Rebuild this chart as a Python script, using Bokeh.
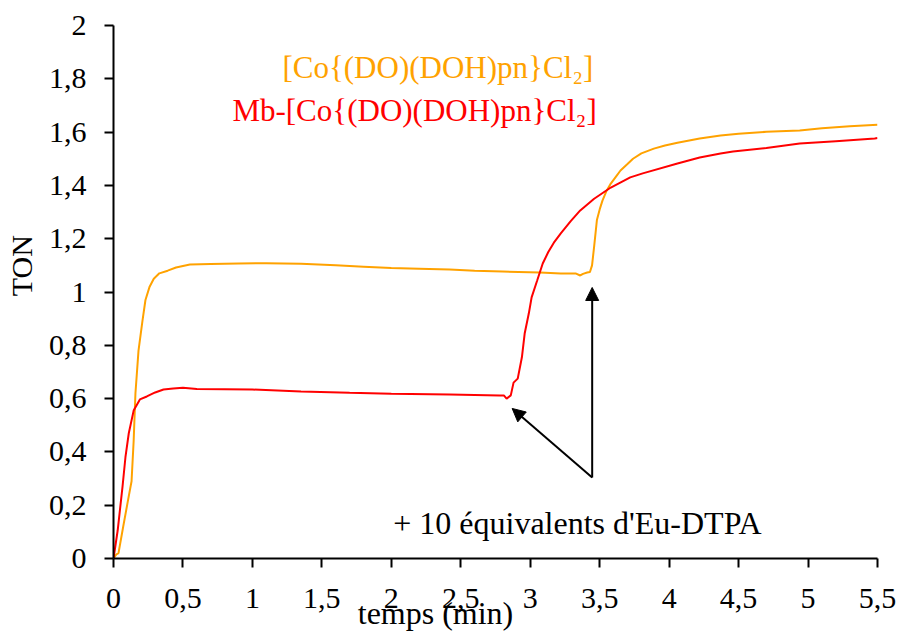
from bokeh.plotting import figure
from bokeh.models import Range1d, FixedTicker, Label, Arrow, NormalHead
from bokeh.embed import file_html
from bokeh.resources import INLINE

# ---------------- data ----------------
orange_x = [0, 0.02, 0.036, 0.07, 0.105, 0.13, 0.145, 0.158, 0.18, 0.208, 0.23, 0.26, 0.29,
            0.33, 0.39, 0.45, 0.55, 0.7, 0.9, 1.1, 1.35, 1.6, 1.8, 2.0, 2.2, 2.42, 2.6, 2.8,
            3.07, 3.22, 3.33, 3.36, 3.38, 3.41, 3.43, 3.445, 3.46, 3.48, 3.50, 3.52, 3.55,
            3.58, 3.62, 3.65, 3.70, 3.74, 3.80, 3.89, 3.97, 4.06, 4.22, 4.37, 4.5, 4.7,
            4.94, 5.1, 5.3, 5.5]
orange_y = [0, 0.015, 0.02, 0.12, 0.22, 0.29, 0.44, 0.62, 0.78, 0.89, 0.97, 1.02, 1.05,
            1.07, 1.08, 1.092, 1.103, 1.105, 1.107, 1.108, 1.106, 1.100, 1.095, 1.090, 1.087,
            1.084, 1.080, 1.077, 1.073, 1.069, 1.069, 1.062, 1.068, 1.073, 1.075, 1.10, 1.17,
            1.27, 1.31, 1.343, 1.38, 1.407, 1.435, 1.456, 1.48, 1.50, 1.52, 1.538, 1.55,
            1.56, 1.576, 1.587, 1.594, 1.601, 1.606, 1.614, 1.622, 1.628]

red_x = [0, 0.03, 0.065, 0.086, 0.11, 0.145, 0.19, 0.24, 0.30, 0.36, 0.43, 0.5, 0.6, 0.8,
         1.0, 1.35, 1.7, 2.0, 2.42, 2.78, 2.81, 2.83, 2.86, 2.88, 2.91, 2.94, 2.96, 2.99,
         3.01, 3.05, 3.09, 3.13, 3.17, 3.22, 3.29, 3.36, 3.46, 3.58, 3.72, 3.81, 4.06,
         4.22, 4.37, 4.46, 4.7, 4.94, 5.2, 5.48, 5.5]
red_y = [0, 0.105, 0.27, 0.38, 0.47, 0.555, 0.597, 0.608, 0.623, 0.634, 0.638, 0.641, 0.636,
         0.635, 0.634, 0.627, 0.622, 0.618, 0.615, 0.612, 0.612, 0.600, 0.612, 0.66, 0.675,
         0.755, 0.844, 0.92, 0.98, 1.043, 1.107, 1.15, 1.185, 1.22, 1.265, 1.306, 1.35,
         1.392, 1.43, 1.445, 1.482, 1.505, 1.52, 1.527, 1.54, 1.557, 1.566, 1.576, 1.578]

x_ticks = [0, 0.5, 1, 1.5, 2, 2.5, 3, 3.5, 4, 4.5, 5, 5.5]
x_tick_labels = ["0", "0,5", "1", "1,5", "2", "2,5", "3", "3,5", "4", "4,5", "5", "5,5"]
y_ticks = [0, 0.2, 0.4, 0.6, 0.8, 1, 1.2, 1.4, 1.6, 1.8, 2]
y_tick_labels = ["0", "0,2", "0,4", "0,6", "0,8", "1", "1,2", "1,4", "1,6", "1,8", "2"]

series_names = ["[Co{(DO)(DOH)pn}Cl\u2082]", "Mb-[Co{(DO)(DOH)pn}Cl\u2082]"]
series_colors = ["#FFA200", "#FF0000"]

x_title = "temps (min)"
y_title = "TON"
annotation_text = "+ 10 \u00e9quivalents d'Eu-DTPA"
arrow_start = (3.446, 0.304)
arrow_ends = [(2.87, 0.563), (3.446, 1.017)]

FONT = "Liberation Serif"
NBSP = "\u00a0"

# ---------------- figure ----------------
p = figure(width=900, height=635, output_backend="svg", toolbar_location=None,
           x_range=Range1d(0, 5.5), y_range=Range1d(0, 2),
           min_border_left=113, min_border_right=23, min_border_top=25, min_border_bottom=77)
p.outline_line_color = None
p.xgrid.grid_line_color = None
p.ygrid.grid_line_color = None
p.background_fill_color = "white"
p.border_fill_color = "white"

for ax in (p.xaxis, p.yaxis):
    ax.axis_line_color = "black"
    ax.axis_line_width = 2
    ax.major_tick_line_color = "black"
    ax.major_tick_line_width = 2
    ax.major_tick_in = 0
    ax.major_tick_out = 9
    ax.minor_tick_line_color = None
    ax.major_label_text_font = FONT
    ax.major_label_text_font_size = "30px"
    ax.major_label_text_color = "black"
    ax.axis_label_text_font = FONT
    ax.axis_label_text_font_style = "normal"
    ax.axis_label_text_color = "black"

p.xaxis.ticker = FixedTicker(ticks=x_ticks)
p.xaxis.major_label_overrides = {t: l for t, l in zip(x_ticks, x_tick_labels)}
p.xaxis.major_label_standoff = 21
p.yaxis.ticker = FixedTicker(ticks=y_ticks)
p.yaxis.major_label_overrides = {t: l for t, l in zip(y_ticks, y_tick_labels)}
p.yaxis.major_label_standoff = 18

# axis titles (non-breaking spaces shift them off-centre as in the reference)
p.xaxis.axis_label = x_title + NBSP * 15
p.xaxis.axis_label_text_font_size = "32px"
p.xaxis.axis_label_standoff = -16
p.yaxis.axis_label = NBSP * 7 + y_title
p.yaxis.axis_label_text_font_size = "30px"
p.yaxis.axis_label_standoff = 8

p.line(orange_x, orange_y, line_color=series_colors[0], line_width=2)
p.line(red_x, red_y, line_color=series_colors[1], line_width=2)

# legend-like labels
p.add_layout(Label(x=1.216, y=1.842, text=series_names[0], text_color=series_colors[0],
                   text_font=FONT, text_font_size="31px", text_baseline="alphabetic"))
p.add_layout(Label(x=0.856, y=1.681, text=series_names[1], text_color=series_colors[1],
                   text_font=FONT, text_font_size="31px", text_baseline="alphabetic"))

# annotation
p.add_layout(Label(x=2.014, y=0.135, text=annotation_text, text_color="black",
                   text_font=FONT, text_font_size="32px", text_baseline="alphabetic"))
for ex, ey in arrow_ends:
    p.add_layout(Arrow(x_start=arrow_start[0], y_start=arrow_start[1], x_end=ex, y_end=ey,
                       line_color="black", line_width=2,
                       end=NormalHead(size=13, fill_color="black", line_color="black")))

open("out.html", "w").write(file_html(p, INLINE))
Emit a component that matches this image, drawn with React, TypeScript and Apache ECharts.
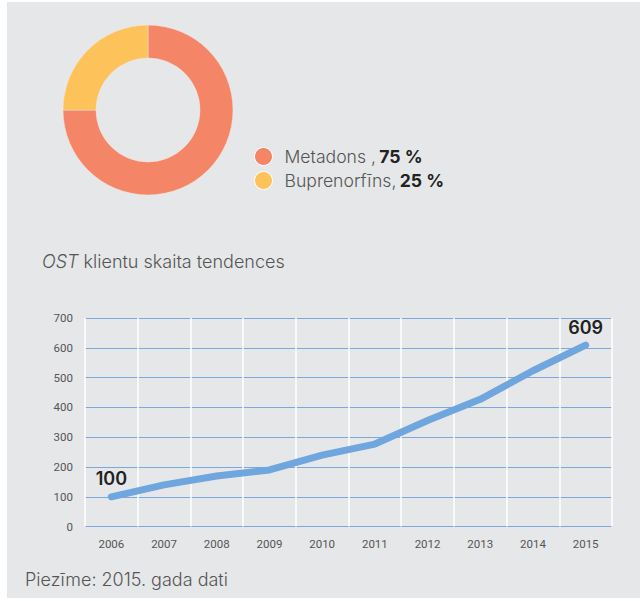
import React, { useEffect, useRef } from "react";
import * as echarts from "echarts";

const shareNames = ["Metadons", "Buprenorfīns"];
const shareLabels = ["Metadons ,", "Buprenorfīns,"];
const shareValues = [75, 25];
const shareColors = ["#f48567", "#fec25a"];

const years = ["2006", "2007", "2008", "2009", "2010", "2011", "2012", "2013", "2014", "2015"];
const clients = [100, 140, 170, 190, 240, 277, 356, 427, 523, 609];

const yTicks = { min: 0, max: 700, interval: 100 };

const titleText = "klientu skaita tendences";
const noteText = "Piezīme: 2015. gada dati";

const BG = "#e6e7e9";
const TXT = "#555555";
const FONT = "Inter, Roboto, 'Noto Sans', sans-serif";
const NARROW = "Roboto, sans-serif";

export default function App() {
  const ref = useRef<HTMLDivElement>(null);
  useEffect(() => {
    if (!ref.current) return;
    const chart = echarts.init(ref.current, undefined, { renderer: "svg" });
    const last = clients.length - 1;
    chart.setOption({
      animation: false,
      backgroundColor: "#ffffff",
      graphic: [
        { type: "rect", z: -10, shape: { x: 7, y: 2, width: 633, height: 596 }, style: { fill: BG } },
        {
          type: "text",
          left: 42,
          top: 252,
          style: {
            text: "{i|OST} " + titleText,
            fill: TXT,
            font: `300 18px ${FONT}`,
            rich: { i: { fontStyle: "italic", fontSize: 18, fontWeight: 300, fill: TXT, fontFamily: FONT } },
          },
        },
        {
          type: "text",
          left: 25,
          top: 570,
          style: { text: noteText, fill: TXT, font: `300 18px ${FONT}` },
        },
      ],
      legend: {
        orient: "vertical",
        left: 254,
        top: 147,
        padding: 0,
        itemWidth: 18,
        itemHeight: 18,
        itemGap: 5,
        icon: "circle",
        itemStyle: { borderColor: "#ffffff", borderWidth: 1 },
        data: shareNames,
        formatter: (name: string) => {
          const i = shareNames.indexOf(name);
          return `{n|${shareLabels[i]}} {b|${shareValues[i]} %}`;
        },
        textStyle: {
          padding: [0, 0, 0, 7],
          rich: {
            n: { fontSize: 17.6, fontWeight: 300, color: TXT, fontFamily: FONT },
            b: { fontSize: 17.6, fontWeight: "bold", color: "#222222", fontFamily: FONT },
          },
        },
      },
      grid: { left: 85, top: 318, width: 527, height: 208.6, containLabel: false },
      xAxis: {
        type: "category",
        data: years,
        boundaryGap: true,
        axisLine: { show: false },
        axisTick: { show: false },
        axisLabel: { color: TXT, fontSize: 11.5, fontFamily: NARROW, margin: 11 },
        splitLine: { show: true, lineStyle: { color: "#ffffff", width: 1.5 } },
      },
      yAxis: {
        type: "value",
        min: yTicks.min,
        max: yTicks.max,
        interval: yTicks.interval,
        axisLine: { show: false },
        axisTick: { show: false },
        axisLabel: { color: TXT, fontSize: 11.5, fontFamily: NARROW, margin: 12 },
        splitLine: { show: true, lineStyle: { color: "#7ea7dc", width: 1 } },
      },
      series: [
        {
          type: "pie",
          center: [148, 110],
          radius: [52, 85],
          startAngle: 90,
          clockwise: true,
          label: { show: false },
          labelLine: { show: false },
          silent: true,
          itemStyle: { borderColor: "#f3e6dc", borderWidth: 0.5 },
          data: shareNames.map((n, i) => ({ name: n, value: shareValues[i], itemStyle: { color: shareColors[i] } })),
        },
        {
          type: "line",
          data: clients,
          showSymbol: true,
          symbol: "circle",
          symbolSize: 2,
          itemStyle: { color: "rgba(111,166,221,0)" },
          lineStyle: { color: "#6fa6dd", width: 7, cap: "round", join: "round" },
          label: {
            show: true,
            position: "top",
            distance: 8,
            fontSize: 18,
            fontWeight: 600,
            color: "#222222",
            fontFamily: FONT,
            formatter: (p: any) => (p.dataIndex === 0 || p.dataIndex === last ? String(p.value) : ""),
          },
        },
      ],
    });
    return () => chart.dispose();
  }, []);
  return (
    <div
      ref={ref}
      style={{ position: "absolute", left: 0, top: 0, width: 640, height: 601 }}
    />
  );
}
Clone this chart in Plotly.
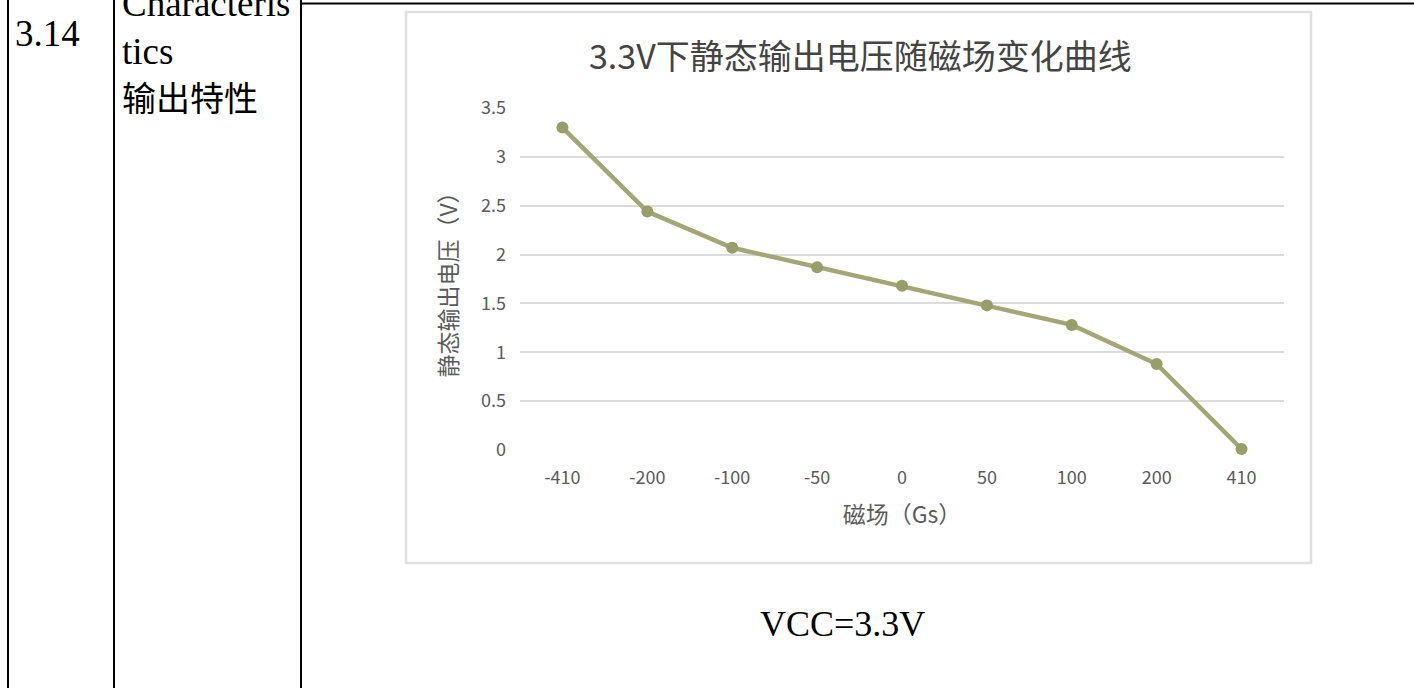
━━━━━━━━
_GIVEN INSTRUCTION_
In the material above, find each line that contains the word "this", and select it.

_COMPLETE RESPONSE_
Rebuild this chart as a Python script, using Bokeh.
Emit a component that matches this image, drawn with React, TypeScript and Apache ECharts.
Clone this chart in Plotly.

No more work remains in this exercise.